Monday, April 8, 2013

Greek Mythology and Etymology

I love Greek mythology.

Okay, I admit it: Rick Riordan got me obsessed with it. The Percy Jackson series is nothing short of ingenious, with the beautiful way in which the myths are woven into the modern world, fast-paced plots and lovable characters who force you to care about them. Before I started the series, I only had a basic idea of Greek myth; after it, my knowledge of the subject grew exponentially.

I also happen to love the English language. I have a little fixation with etymology, thanks to Norman Lewis, which just grew after I read a brief piece on the evolution of English in my last year's textbook. And now, combining both, I love digging out the link between English words and Greek mythology.

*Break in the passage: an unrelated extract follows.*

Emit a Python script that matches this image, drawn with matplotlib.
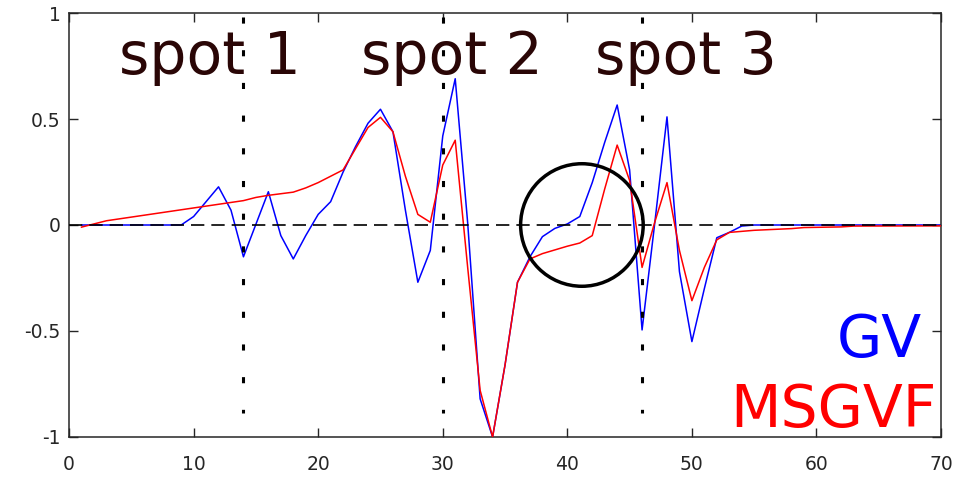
import matplotlib
matplotlib.use("Agg")
import matplotlib.pyplot as plt
from matplotlib.patches import Ellipse

# GV curve (blue), vertices
gv_x = [1, 9, 10, 12, 13, 14, 16, 17, 18, 19, 20, 21, 22, 23, 24, 25, 26, 27, 28, 29,
        30, 31, 32, 33, 34, 35, 36, 37, 38, 39, 40, 41, 42, 43, 44, 45, 46, 47, 48, 49,
        50, 51, 52, 53, 54, 55, 70]
gv_y = [0.0, 0.0, 0.04, 0.18, 0.07, -0.15, 0.157, -0.05, -0.16, -0.05, 0.05, 0.11, 0.25, 0.37, 0.48, 0.546, 0.44, 0.07, -0.27, -0.12,
        0.42, 0.69, 0.01, -0.82, -1.0, -0.66, -0.27, -0.15, -0.055, -0.016, 0.005, 0.04, 0.2, 0.39, 0.566, 0.26, -0.495, 0.0, 0.51, -0.22,
        -0.55, -0.3, -0.06, -0.035, -0.005, 0.0, 0.0]

# MSGVF curve (red)
ms_x = [1, 2, 3, 14, 15, 16, 18, 19, 20, 22, 23, 24, 25, 26, 27, 28, 29, 30, 31, 32,
        33, 34, 35, 36, 37, 38, 40, 41, 42, 43, 44, 45, 46, 47, 48, 49, 50, 51, 52, 53,
        55, 58, 59, 62, 63, 70]
ms_y = [-0.01, 0.005, 0.02, 0.115, 0.13, 0.14, 0.155, 0.175, 0.2, 0.26, 0.36, 0.46, 0.508, 0.44, 0.23, 0.05, 0.013, 0.283, 0.40, -0.2,
        -0.78, -1.0, -0.66, -0.27, -0.16, -0.135, -0.1, -0.085, -0.05, 0.17, 0.377, 0.21, -0.2, 0.01, 0.2, -0.12, -0.357, -0.2, -0.07, -0.035,
        -0.025, -0.017, -0.012, -0.009, -0.005, -0.004]

spot_x = [14, 30, 46]
spot_labels = ["spot 1", "spot 2", "spot 3"]
spot_text_x = [4.05, 23.45, 42.2]

xticks = [0, 10, 20, 30, 40, 50, 60, 70]
yticks = [-1, -0.5, 0, 0.5, 1]
ytick_labels = ["-1", "-0.5", "0", "0.5", "1"]

fig = plt.figure(figsize=(9.63, 4.8), dpi=100)
ax = fig.add_axes([0.0717, 0.0896, 0.9055, 0.8833])

ax.plot(gv_x, gv_y, color="#0000ff", lw=1.1, zorder=2)
ax.plot(ms_x, ms_y, color="#ff0000", lw=1.1, zorder=3)

# zero line
ax.plot([0, 70], [0, 0], color="black", lw=1.2, dashes=(8, 4.2), zorder=4)

# dotted markers for the spots
for sx in spot_x:
    ax.plot([sx, sx], [0.981, -0.887], color="black", lw=2.2,
            dashes=(2, 8.7), solid_capstyle="butt", dash_capstyle="butt", zorder=5)

# circled region
ax.add_patch(Ellipse((41.17, 0.0), 9.84, 0.578, fill=False, edgecolor="black",
                     lw=2.5, zorder=6))

for tx, lab in zip(spot_text_x, spot_labels):
    ax.text(tx, 0.712, lab, fontsize=42, color="#2a0606", ha="left",
            va="baseline", family="DejaVu Sans", zorder=7)

ax.text(61.6, -0.623, "GV", fontsize=42, color="#0000ff", ha="left",
        va="baseline", family="DejaVu Sans", zorder=7)
ax.text(53.1, -0.953, "MSGVF", fontsize=42, color="#ff0000", ha="left",
        va="baseline", family="DejaVu Sans", zorder=7)

ax.set_xlim(0, 70)
ax.set_ylim(-1, 1)
ax.set_xticks(xticks)
ax.set_xticklabels([str(t) for t in xticks])
ax.set_yticks(yticks)
ax.set_yticklabels(ytick_labels)

for sp in ax.spines.values():
    sp.set_color("#262626")
    sp.set_linewidth(1.1)
ax.tick_params(direction="in", length=6.5, width=1, colors="#262626",
               top=True, right=True, labelsize=13.5)
ax.tick_params(axis="x", pad=13)
ax.tick_params(axis="y", pad=6)

fig.savefig("out.png", dpi=100)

The credit for this new hobby also goes to Rick, who piqued my interest with the myth of Tantalus in the second book of PJO, The Sea of Monsters. It goes thus:

Tantalus was a king who invited the gods to a feast. But the dishes actually consisted of the flesh of the king's son Pelops, who was murdered by his father. (I should have warned you: some Greek myths give a whole new meaning to the word gross.) In the afterlife, Tantalus was punished for this gruesome act: he was placed near a pool of water beneath a fruit tree with low branches, but he could neither eat nor drink. This myth becomes the source for the English word tantalize.

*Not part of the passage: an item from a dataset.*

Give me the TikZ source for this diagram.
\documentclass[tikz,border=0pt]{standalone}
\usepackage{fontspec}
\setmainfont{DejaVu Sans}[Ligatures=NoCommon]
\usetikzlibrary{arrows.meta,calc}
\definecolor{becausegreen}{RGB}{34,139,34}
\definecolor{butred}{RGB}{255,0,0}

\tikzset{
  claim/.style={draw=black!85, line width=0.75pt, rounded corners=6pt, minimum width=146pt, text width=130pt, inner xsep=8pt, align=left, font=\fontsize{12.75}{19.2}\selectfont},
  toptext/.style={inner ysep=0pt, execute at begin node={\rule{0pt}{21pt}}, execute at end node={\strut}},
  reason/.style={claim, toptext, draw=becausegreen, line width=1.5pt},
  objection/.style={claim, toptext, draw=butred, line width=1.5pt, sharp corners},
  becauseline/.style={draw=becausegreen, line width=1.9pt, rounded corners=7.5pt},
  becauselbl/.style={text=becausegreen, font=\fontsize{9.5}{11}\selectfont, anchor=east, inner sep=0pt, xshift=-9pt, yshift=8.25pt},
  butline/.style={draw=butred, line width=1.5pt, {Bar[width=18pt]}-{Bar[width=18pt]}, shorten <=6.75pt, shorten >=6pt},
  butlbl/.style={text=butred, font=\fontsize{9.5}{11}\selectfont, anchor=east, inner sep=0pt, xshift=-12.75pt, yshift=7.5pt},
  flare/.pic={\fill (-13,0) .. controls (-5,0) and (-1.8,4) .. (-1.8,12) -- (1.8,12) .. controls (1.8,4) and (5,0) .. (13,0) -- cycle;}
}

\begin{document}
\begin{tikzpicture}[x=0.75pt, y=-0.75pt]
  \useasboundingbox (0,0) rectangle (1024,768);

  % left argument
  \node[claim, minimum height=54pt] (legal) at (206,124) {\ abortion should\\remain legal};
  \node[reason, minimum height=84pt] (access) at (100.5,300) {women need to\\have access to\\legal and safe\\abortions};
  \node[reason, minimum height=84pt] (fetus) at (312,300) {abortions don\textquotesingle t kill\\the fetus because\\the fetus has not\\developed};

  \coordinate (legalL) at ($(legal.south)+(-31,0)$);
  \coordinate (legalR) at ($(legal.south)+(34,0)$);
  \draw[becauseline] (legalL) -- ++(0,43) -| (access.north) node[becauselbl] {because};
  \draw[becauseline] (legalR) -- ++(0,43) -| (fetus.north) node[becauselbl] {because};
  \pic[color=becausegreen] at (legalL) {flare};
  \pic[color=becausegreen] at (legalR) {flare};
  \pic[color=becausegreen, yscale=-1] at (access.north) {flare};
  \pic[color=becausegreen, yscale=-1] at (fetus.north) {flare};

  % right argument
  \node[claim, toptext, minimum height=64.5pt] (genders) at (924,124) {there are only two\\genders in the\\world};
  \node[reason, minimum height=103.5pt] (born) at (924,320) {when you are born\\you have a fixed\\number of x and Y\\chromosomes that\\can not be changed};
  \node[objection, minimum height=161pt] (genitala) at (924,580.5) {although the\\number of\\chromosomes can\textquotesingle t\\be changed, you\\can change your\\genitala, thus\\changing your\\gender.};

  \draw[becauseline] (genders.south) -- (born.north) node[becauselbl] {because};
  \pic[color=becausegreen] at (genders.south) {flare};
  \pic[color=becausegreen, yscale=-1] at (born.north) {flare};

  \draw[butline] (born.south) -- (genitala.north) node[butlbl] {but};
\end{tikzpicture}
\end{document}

Here are some links I figured out:
  • In the system of scientific classification of organisms that is followed currently, spiders belong to the Class Arachnida. Arachne was a mortal weaver who boasted that her skill was greater than even the goddess Athena's; she was turned into a spider for her arrogance. 
  • Phobos, the Greek god of fear and also the son of Ares (god of war), gives rise to a very familiar word: phobia
  • Narcissus was a vain hunter who was cursed to fall in love with his own reflection.... and voilĂ !  we have narcissistic.
  • The drug morphine gets its name from Morpheus, the god of dreams.
  • Gaea, the Earth goddess, is likely to be the source of the root geo- in words like geology and geography
One last piece of trivia: words associated with time, like chronology, are derived from Kronos – the evil Titan who's also the Lord of Time.

I consider this to be just the tip of the iceberg. Greek myths also give rise to countless phrases like Achilles heel and Midas touch, not to mention the common usage 'bearing the weight of the sky upon your shoulders' which is a reference to Atlas, the Titan of the West, who was condemned by Zeus to hold up the sky after the gods' war with the Titans.

Interestingly, the first bone in our backbone is named Atlas, because it has to bear the weight of our head.


  1. Great post Zainab! I love Greek mythology (though my knowledge is a bit rusty. I haven't read a book for ages. Blame competetion exams and after twelfth crisis)
    But wow. Loved reading this.

    Sania at Embracing Dawn

    1. Thank you, fellow Greek-myth-lover :)

      After-twelfth crisis? Say no more. I'm heading towards it and I'm scared.

  2. zainab ---- my J poem's inspiration came from one of your post. :)

    1. Oh my god, I just saw it now and it is wonderful. Perfect 'J' :)

  3. I love etymology! I like how you've linked it with Greek mythology for a nice little vocabulary history lesson. So fun!